C'est que la campagne électorale vire vite. De l'émulation à la compétition, puis à l'affrontement. L'un surnommé "Cachot" est partisan de l'Ordre, l'autre "Anard" l'est de la Liberté. Tous les deux à égalité de puissance et d'ivresse du pouvoir. (D'ubris disaient les Anciens Grecs). Dans la cour de récréation, le trouble monte et c'est un tiers, une fille, qui, à la surprise générale, est élue et qu' Anard aime bien.

Le spectacle est plein de verve et d'enseignement. Sous la simplification des caractères et les couleurs acidulées des costumes, c'est bien une satire corrosive du monde des Adultes qui est présentée aux spectateurs. Un miroir des plus parlants qui pointe le dévoiement des processus électifs qui font que le vote tourne au plébiscite au détriment de l'intérêt général.

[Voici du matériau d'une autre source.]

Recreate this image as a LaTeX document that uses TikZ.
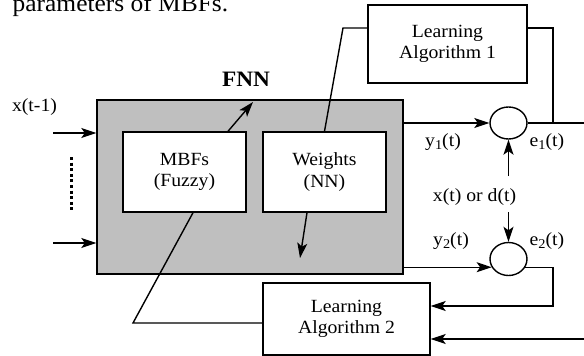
\documentclass[tikz,border=0pt]{standalone}
\usepackage{fontspec}
\setmainfont{Liberation Serif}[FakeStretch=1.06]
\usepackage{xcolor}
\usepackage{tikz}
\usetikzlibrary{shapes.geometric, arrows.meta, positioning, calc}
\newcommand{\idx}[1]{\raisebox{-0.3ex}{\fontsize{13.5}{13.5}\selectfont #1}}

\begin{document}
\begin{tikzpicture}[x=1pt,y=-1pt,line width=1.4pt,font=\fontsize{18.6}{21.5}\selectfont,%
blk/.style={draw,rectangle,black,fill=white,align=center,inner sep=0pt},%
sumnode/.style={draw,ellipse,black,fill=white,minimum width=37pt,minimum height=32pt,inner sep=0pt},%
lbl/.style={black,inner sep=0pt},%
arr/.style={-{Stealth[length=15pt,width=10pt,inset=3.5pt]}}]%
\useasboundingbox (0,0) rectangle (584,356);%
\node[lbl,anchor=base west,font=\fontsize{24}{24}\selectfont] (cap) at (12,11) {parameters of MBFs.};%
\node[blk,fill=gray!50,minimum width=306pt,minimum height=174pt] (fnn) at (250,187) {};%
\node[lbl,font=\fontsize{22}{22}\selectfont\bfseries] (fnnlbl) at (246,79) {FNN};%
\node[blk,minimum width=123pt,minimum height=80pt] (mbf) at (184.5,172) {MBFs\\(Fuzzy)};%
\node[blk,minimum width=123pt,minimum height=80pt] (wgt) at (324.5,172) {Weights\\(NN)};%
\node[blk,minimum width=159pt,minimum height=78pt] (la1) at (447.5,44) {Learning\\Algorithm 1};%
\node[blk,minimum width=167pt,minimum height=72pt] (la2) at (346.5,319) {Learning\\Algorithm 2};%
\node[sumnode] (sum1) at (508.5,123) {};%
\node[sumnode,minimum height=33pt] (sum2) at (508.5,259) {};%
\node[lbl] (xin) at (34.5,107) {x(t-1)};%
\node[lbl] (y1) at (443,142) {y\idx{1}(t)};%
\node[lbl] (e1) at (547,142) {e\idx{1}(t)};%
\node[lbl] (y2) at (451,241) {y\idx{2}(t)};%
\node[lbl] (e2) at (547,241) {e\idx{2}(t)};%
\node[lbl] (xd) at (474.5,197) {x(t) or d(t)};%
\coordinate (in1) at (53,133);%
\coordinate (in2) at (53,243);%
\coordinate (m1) at (253,102);%
\coordinate (m2) at (133,323);%
\coordinate (w1) at (343,28);%
\coordinate (w2) at (300,258);%
\coordinate (j1) at (553,123);%
\coordinate (o1) at (584,123);%
\coordinate (j2) at (553,306);%
\coordinate (o2) at (584,339);%
\coordinate (xdt) at (508.5,176);%
\coordinate (xdb) at (508.5,212);%
\draw[arr] (in1) -- (in1 -| fnn.west);%
\draw[arr] (in2) -- (in2 -| fnn.west);%
\draw[line width=3pt,dash pattern=on 3pt off 2.6pt] (71,157) -- (71,210);%
\draw[arr] ([xshift=43.5pt]mbf.north) -- (m1);%
\draw ([xshift=8.5pt]mbf.south) -- (m2) -- (m2 -| la2.west);%
\draw (wgt.north) -- (w1) -- (w1 -| la1.west);%
\draw[arr] ([xshift=-17.5pt]wgt.south) -- (w2);%
\draw (w1 -| la1.east) -| (j1);%
\draw[arr] (sum1.west -| fnn.east) -- (sum1.west);%
\draw (sum1.east) -- (o1);%
\draw[arr] (xdt) -- (sum1.south);%
\draw[arr] (xdb) -- (sum2.north);%
\draw[arr] (sum2.206 -| fnn.east) -- (sum2.206);%
\draw[arr] (sum2.334) -| (j2) -- (j2 -| la2.east);%
\draw[arr] (o2) -- (o2 -| la2.east);%
\end{tikzpicture}
\end{document}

Dans "Quand je serai grand, j'aurai voté", il est démontré avec beaucoup de gaîté et de tendresse que, fondamentalement, les enfants sont des enfants d'hommes. L'auteur et la metteure en scène aident à découvrir ce petit rien, ce pas grand-chose, discret mais publié, rendu public qui appartient au peuple, suffisamment important pour que l'on prenne fait et cause pour le défendre. Une Cause. Une petite chose si nécessaire. République*. Dont le professeur des écoles feint de n'en pas connaître le sens et le laisse découvrir aux enfants (et aux adultes présents).

© Sonia Barcet.
© Sonia Barcet.
Ce spectacle est un concentré civique auquel les événements récents donnent une saveur certaine. Et le public applaudit avec joie ce petit rien, ce pas grand chose qui lui est offert. Une petite chose si nécessaire. Le théâtre comme une petite république.

* En latin : res publica dont l'accusatif (le complément d'objet) est rem publicam.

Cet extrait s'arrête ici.